The Best Starts for Kids funding is being used to sustain and expand WMCA’s core program, Young Community Builders. In this program mentors provide youth within safe spaces to explore their unique cultural identities, while engaging them as active community leaders who plan, design, and implement community building projects focused on neighborhood social cohesion and the celebration of diverse cultural identities present within their neighborhoods. Past projects have included a creative music video to celebrate community life and youth voice, a Beautify the Block Party, an inter-faith Ramadan Iftaar where neighbors had the chance to pray and break the Ramadan fast together, and Feast of Stories, a celebration of poetry, stories and foods from community members’ countries of origin.
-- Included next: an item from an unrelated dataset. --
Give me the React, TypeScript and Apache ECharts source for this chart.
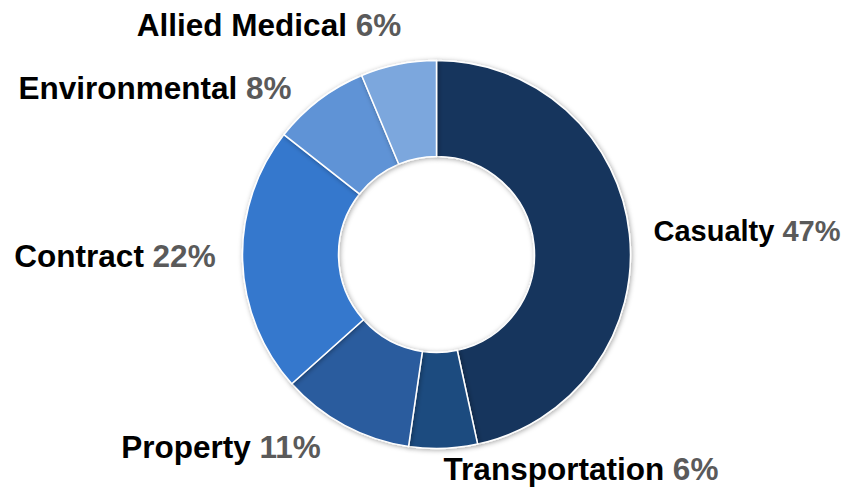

Yasmin and her fellow youth program mentors are multilingual young women from refugee and immigrant backgrounds who can all relate to the experiences of resettlement. This allows the children to bond with and witness leaders who look like them, speak their languages and identify with their multifaceted identities as Muslims, immigrants, and Americans. They work to empower youth from disadvantaged communities to become leaders who can advocate for vulnerable youth and increase the network of support available to young people.